(director: Alan Scott Neal; screenwriter: Taylor Sardoni; cinematographer: Andrey Nikolaev; editor: Nathan Whiteside; music: Alan Palomo; cast: Jessica Belkin (Nancy Osborne), Jeremy Sisto (Edward Osborne), Sebastian Delascases (Cash), Michael Giannone (Coop), Taylor Kowalski (Jake Collins), Brian Wolfe (Jackson), Joji Otani-Hansen (Bobby), Sam Slater (), Jack DiFalco (Petey), Tara Raani (Tabitha), Christopher M. Lopes (Patsy), Doug Sakmann (Line Cook),  Glen Gould (Sheriff Brooks); Runtime: 81; MPAA Rating: NR; producers: Daniel Brandt, Cole Eckerle, Michael Giannone, Phil Keefe, Levon Panek, Taylor Sardoni, Sam Slater; Bad Grey/AC3 media-Burn Later Productions; 2023)
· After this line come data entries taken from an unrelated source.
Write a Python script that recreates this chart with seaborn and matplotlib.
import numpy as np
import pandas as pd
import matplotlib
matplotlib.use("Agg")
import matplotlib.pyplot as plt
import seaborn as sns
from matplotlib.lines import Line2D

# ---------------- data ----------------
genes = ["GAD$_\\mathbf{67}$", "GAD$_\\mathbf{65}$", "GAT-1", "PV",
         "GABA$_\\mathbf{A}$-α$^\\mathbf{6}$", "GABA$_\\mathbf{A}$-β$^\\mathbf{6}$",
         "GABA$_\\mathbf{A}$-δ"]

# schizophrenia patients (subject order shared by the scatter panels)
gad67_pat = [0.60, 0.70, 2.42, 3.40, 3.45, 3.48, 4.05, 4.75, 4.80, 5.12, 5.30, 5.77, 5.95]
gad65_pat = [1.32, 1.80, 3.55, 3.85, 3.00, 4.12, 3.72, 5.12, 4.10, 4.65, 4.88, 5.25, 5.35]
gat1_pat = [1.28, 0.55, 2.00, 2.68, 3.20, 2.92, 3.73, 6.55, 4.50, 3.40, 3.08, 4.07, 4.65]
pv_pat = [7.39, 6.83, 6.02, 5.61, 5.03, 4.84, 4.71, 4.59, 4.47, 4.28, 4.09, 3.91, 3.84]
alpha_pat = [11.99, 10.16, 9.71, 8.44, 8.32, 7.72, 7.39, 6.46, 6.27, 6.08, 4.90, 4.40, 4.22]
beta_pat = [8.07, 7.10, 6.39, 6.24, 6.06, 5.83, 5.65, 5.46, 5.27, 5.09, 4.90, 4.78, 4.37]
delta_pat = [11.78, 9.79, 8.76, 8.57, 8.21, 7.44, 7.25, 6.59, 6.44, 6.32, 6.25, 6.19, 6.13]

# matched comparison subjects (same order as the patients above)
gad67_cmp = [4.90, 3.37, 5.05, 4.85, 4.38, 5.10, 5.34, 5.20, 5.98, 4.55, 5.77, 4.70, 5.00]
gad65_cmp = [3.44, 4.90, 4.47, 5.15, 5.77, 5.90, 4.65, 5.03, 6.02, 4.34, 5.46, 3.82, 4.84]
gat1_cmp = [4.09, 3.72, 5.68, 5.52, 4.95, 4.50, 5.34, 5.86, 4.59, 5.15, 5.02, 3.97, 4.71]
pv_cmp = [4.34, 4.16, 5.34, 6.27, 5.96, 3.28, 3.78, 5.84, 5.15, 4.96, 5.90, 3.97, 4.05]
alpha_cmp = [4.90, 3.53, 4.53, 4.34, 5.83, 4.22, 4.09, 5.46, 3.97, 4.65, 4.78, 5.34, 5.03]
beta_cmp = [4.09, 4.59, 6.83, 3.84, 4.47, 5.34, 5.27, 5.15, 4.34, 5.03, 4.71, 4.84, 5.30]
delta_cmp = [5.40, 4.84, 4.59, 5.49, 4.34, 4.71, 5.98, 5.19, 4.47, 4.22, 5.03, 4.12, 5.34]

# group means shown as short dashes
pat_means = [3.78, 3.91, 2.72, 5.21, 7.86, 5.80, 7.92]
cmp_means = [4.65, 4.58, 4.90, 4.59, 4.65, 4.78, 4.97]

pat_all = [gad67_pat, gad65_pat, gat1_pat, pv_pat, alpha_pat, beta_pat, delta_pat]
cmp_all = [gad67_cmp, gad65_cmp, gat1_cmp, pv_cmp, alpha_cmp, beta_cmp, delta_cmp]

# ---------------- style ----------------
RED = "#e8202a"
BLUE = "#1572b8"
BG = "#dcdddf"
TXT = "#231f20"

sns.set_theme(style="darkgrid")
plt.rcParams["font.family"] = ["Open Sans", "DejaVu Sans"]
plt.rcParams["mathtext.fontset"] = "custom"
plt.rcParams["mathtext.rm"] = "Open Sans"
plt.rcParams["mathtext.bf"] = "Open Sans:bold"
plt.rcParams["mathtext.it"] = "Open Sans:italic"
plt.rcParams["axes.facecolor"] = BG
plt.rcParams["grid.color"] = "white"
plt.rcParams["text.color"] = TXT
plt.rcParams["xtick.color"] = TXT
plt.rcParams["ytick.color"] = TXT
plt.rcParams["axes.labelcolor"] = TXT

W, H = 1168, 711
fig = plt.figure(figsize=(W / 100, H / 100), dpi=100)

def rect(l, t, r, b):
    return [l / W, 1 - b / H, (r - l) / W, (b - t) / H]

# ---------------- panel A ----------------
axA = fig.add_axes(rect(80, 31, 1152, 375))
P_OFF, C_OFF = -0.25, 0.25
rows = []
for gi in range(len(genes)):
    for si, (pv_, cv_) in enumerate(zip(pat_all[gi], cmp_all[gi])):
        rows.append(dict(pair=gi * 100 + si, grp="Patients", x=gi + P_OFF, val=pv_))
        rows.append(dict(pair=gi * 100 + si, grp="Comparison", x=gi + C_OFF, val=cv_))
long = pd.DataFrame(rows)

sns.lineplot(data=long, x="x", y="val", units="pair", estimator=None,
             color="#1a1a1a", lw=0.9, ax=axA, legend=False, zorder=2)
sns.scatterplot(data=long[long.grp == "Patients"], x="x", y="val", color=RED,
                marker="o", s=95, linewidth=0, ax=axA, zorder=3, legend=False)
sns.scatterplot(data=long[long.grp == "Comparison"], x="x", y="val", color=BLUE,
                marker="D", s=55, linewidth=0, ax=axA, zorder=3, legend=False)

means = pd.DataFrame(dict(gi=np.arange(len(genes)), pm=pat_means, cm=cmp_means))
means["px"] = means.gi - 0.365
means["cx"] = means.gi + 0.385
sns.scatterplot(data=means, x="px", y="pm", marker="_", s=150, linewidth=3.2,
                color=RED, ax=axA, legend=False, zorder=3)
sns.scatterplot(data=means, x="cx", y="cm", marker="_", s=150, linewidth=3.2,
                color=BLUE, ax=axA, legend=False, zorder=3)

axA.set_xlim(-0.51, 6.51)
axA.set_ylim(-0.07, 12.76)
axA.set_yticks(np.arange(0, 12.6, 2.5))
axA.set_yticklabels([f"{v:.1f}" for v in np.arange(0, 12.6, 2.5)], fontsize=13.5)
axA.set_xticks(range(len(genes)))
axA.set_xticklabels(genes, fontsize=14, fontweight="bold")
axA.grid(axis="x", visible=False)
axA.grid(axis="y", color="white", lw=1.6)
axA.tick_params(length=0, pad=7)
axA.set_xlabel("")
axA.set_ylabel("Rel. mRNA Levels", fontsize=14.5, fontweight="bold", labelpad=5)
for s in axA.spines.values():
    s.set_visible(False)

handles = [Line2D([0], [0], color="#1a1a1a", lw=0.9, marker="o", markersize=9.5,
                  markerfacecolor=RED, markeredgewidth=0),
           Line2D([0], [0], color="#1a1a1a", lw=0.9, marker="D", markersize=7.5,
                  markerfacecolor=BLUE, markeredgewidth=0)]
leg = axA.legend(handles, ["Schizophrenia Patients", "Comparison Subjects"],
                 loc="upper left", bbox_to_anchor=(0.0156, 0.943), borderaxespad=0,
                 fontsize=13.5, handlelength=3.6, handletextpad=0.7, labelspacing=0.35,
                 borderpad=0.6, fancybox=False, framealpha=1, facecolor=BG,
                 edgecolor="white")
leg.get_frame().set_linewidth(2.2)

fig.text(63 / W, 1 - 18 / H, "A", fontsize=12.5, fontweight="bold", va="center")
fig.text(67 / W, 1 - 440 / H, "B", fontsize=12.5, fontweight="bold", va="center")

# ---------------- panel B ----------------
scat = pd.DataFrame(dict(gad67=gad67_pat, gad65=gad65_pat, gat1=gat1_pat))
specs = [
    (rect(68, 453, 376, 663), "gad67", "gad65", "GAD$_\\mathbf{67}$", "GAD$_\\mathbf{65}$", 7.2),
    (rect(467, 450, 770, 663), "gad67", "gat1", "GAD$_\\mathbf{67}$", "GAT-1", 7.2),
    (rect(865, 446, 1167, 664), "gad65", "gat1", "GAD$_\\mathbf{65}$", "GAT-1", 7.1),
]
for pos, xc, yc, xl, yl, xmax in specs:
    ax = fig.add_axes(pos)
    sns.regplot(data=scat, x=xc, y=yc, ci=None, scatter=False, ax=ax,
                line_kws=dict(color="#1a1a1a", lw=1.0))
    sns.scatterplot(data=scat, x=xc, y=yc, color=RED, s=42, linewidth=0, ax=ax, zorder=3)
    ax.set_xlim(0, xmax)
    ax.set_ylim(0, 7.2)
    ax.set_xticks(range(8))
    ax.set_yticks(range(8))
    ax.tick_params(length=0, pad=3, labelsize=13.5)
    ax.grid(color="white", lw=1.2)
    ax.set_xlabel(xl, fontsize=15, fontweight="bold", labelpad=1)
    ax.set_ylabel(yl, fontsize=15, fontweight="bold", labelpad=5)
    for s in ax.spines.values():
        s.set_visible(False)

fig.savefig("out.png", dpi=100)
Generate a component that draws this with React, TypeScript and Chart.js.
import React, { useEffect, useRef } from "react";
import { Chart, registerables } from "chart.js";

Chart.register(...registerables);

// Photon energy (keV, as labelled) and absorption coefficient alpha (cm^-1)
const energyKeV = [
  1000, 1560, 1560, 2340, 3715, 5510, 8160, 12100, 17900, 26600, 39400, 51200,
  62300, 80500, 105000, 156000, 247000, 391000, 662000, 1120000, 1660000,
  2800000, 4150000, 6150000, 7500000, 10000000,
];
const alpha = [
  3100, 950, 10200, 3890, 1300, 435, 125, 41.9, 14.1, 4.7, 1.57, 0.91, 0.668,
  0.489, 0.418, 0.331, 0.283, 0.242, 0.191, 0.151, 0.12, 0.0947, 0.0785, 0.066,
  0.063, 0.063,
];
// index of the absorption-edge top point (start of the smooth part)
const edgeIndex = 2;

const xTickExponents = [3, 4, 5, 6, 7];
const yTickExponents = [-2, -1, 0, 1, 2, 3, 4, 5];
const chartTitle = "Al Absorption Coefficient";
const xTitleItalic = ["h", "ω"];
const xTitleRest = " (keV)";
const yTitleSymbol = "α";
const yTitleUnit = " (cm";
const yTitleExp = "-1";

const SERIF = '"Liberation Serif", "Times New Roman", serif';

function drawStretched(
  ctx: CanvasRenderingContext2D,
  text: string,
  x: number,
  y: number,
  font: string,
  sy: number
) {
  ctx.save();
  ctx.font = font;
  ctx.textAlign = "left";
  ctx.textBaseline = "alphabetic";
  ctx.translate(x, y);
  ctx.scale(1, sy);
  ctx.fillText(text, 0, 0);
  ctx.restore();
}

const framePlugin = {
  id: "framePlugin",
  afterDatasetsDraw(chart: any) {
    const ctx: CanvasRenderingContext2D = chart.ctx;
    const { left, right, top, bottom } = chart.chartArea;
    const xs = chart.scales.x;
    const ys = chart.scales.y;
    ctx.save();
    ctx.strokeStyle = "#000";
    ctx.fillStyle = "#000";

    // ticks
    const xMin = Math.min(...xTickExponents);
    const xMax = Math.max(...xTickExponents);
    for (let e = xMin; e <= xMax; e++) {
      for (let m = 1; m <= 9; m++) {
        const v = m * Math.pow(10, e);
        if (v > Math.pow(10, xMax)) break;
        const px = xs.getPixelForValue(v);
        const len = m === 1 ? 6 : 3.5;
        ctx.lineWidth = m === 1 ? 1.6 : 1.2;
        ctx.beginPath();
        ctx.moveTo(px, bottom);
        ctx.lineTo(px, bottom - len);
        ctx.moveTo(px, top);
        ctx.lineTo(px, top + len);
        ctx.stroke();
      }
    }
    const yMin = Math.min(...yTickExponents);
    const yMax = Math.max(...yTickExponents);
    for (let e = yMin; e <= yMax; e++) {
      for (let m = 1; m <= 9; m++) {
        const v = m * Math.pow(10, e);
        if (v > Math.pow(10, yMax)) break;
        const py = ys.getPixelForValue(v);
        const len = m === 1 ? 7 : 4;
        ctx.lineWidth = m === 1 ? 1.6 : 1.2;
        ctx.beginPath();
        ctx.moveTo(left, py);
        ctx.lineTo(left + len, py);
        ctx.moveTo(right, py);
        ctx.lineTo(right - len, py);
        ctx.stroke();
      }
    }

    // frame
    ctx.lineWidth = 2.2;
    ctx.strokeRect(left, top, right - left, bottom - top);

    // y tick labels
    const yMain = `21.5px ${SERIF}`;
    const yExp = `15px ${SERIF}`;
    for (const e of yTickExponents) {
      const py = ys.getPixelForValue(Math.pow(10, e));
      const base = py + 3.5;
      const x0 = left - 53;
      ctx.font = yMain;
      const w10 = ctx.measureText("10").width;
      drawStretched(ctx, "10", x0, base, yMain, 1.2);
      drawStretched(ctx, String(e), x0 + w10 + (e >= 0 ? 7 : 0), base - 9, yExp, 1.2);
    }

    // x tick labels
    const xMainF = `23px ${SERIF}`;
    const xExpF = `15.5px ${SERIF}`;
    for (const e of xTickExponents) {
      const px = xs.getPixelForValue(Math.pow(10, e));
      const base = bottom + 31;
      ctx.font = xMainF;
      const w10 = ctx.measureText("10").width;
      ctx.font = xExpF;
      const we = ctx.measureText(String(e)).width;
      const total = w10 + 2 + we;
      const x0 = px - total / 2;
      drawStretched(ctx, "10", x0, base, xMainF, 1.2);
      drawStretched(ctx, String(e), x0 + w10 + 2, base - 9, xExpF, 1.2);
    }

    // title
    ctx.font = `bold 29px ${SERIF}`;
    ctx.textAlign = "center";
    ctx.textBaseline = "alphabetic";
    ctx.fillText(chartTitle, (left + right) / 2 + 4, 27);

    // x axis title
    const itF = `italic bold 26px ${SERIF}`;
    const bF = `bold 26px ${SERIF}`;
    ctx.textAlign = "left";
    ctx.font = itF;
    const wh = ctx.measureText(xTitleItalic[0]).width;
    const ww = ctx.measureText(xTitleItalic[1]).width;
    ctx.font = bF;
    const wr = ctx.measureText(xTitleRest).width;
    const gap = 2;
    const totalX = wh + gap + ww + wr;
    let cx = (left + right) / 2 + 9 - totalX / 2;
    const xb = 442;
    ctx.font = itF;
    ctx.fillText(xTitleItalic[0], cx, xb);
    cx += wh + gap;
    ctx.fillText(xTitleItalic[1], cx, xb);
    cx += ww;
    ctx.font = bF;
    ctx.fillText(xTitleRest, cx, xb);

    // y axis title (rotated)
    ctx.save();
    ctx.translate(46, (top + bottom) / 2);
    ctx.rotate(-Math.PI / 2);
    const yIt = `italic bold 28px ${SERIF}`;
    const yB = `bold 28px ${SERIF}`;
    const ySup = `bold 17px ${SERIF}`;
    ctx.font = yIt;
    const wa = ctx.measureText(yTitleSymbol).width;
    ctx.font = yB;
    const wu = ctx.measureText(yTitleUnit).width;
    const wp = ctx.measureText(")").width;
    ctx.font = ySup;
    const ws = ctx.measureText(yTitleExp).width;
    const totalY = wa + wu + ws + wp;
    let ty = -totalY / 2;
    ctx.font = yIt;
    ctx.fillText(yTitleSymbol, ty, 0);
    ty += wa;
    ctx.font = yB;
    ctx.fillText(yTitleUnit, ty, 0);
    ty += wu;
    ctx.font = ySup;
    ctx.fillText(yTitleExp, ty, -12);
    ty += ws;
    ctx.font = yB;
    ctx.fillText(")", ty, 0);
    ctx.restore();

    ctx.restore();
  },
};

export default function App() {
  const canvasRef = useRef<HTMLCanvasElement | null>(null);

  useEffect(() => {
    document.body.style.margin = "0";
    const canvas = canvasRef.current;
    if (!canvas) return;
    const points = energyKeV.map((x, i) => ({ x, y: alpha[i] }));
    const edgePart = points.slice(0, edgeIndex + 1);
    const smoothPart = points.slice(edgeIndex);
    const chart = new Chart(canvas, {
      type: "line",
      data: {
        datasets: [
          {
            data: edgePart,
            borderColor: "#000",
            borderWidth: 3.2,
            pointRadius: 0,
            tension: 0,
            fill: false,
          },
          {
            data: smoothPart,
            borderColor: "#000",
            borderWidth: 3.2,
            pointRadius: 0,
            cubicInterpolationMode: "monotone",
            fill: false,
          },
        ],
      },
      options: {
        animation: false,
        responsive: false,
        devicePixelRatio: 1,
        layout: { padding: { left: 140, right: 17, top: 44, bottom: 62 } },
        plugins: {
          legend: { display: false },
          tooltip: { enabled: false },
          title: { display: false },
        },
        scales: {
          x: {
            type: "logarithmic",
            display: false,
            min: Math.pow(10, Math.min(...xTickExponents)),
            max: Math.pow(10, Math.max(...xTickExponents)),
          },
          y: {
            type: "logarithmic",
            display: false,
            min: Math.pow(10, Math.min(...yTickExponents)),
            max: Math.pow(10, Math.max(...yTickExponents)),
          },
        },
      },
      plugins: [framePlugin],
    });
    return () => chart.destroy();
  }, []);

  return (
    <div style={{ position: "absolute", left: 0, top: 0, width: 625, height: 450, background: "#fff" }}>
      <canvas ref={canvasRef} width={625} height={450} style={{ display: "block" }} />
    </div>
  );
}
“It seems dumb, as if it could play as 1980s drive-in fare.”

Reviewed by Dennis Schwartz

Former casting maven Alan Scott Neal, in his first feature film, directs this bloody home invasion styled horror story, set over one night, that has an overcooked and twisty non-linear script by Taylor Sardoni. It seems dumb, as if it could play as 1980s drive-in fare.

Because her father Edward (Jeremy Sisto) owns the small-town roadside diner, the sharp-tongued and unlikable 20- year-old Nancy (Jessica Belkin) is the manager, who is upset to be working the night shift as her widowed dad leaves her in charge while he goes out on a date.

After clashing during the third shift with the hostile druggie cook Jake (Taylor Kowalski), supposedly her friend but who disobeys her. So in an angry moment she fires him. He gets the other male workers at the Fat Bottom Bistro, that include the soft-boy waiter Bobby (Joji Otani-Hansen), he’s the one who might have made Nancy pregnant, and the Down syndrome busboy Petey (Christopher M. Lopes), to walk-out with him in support.

The film opens with a 911 call by Jake saying the manager is bleeding badly and there are dead bodies strewn all over the diner.

Then flashing back 24 hours to do it again, as the low-budget film serves up the same meal (story) again. This filming technique, just to show the POV of the gang of attackers is not the same POV as Nancy’s, puts a damper on the story’s rhythm.

Trouble begins when four local dirt-bikers, looking for trouble, ride around the parking lot and enter the diner wearing Halloween masks. But as Nancy threatens to call the cops, the boys leave. But they soon return during the night as promised, with Nancy alone in the front and only the line-cook (Doug Sakmann) in the back grill.
Seeing Nancy use her wits to fight for her life was undercut by its questionable do-over filming technique.

It pretends to have something to say about random violence, as in a ham-fisted way it points out how easy it is for violence to kick-in to today’s thin-skinned America, where male toxicity reigns and things are dour because there’s a lack of empathy for others. It tells us in a simplistic way we have reached the “last straw,” and there’s hope if we only change our ways or fight back. Thereby we might survive and not have to accept violence as a fact of life.

The musical score by Alan Palomo and his electronic band Neon Indian, at least, keeps things buzzing with its cool synth-wave soundtrack.

It played at the Beyond Fest in Los Angeles.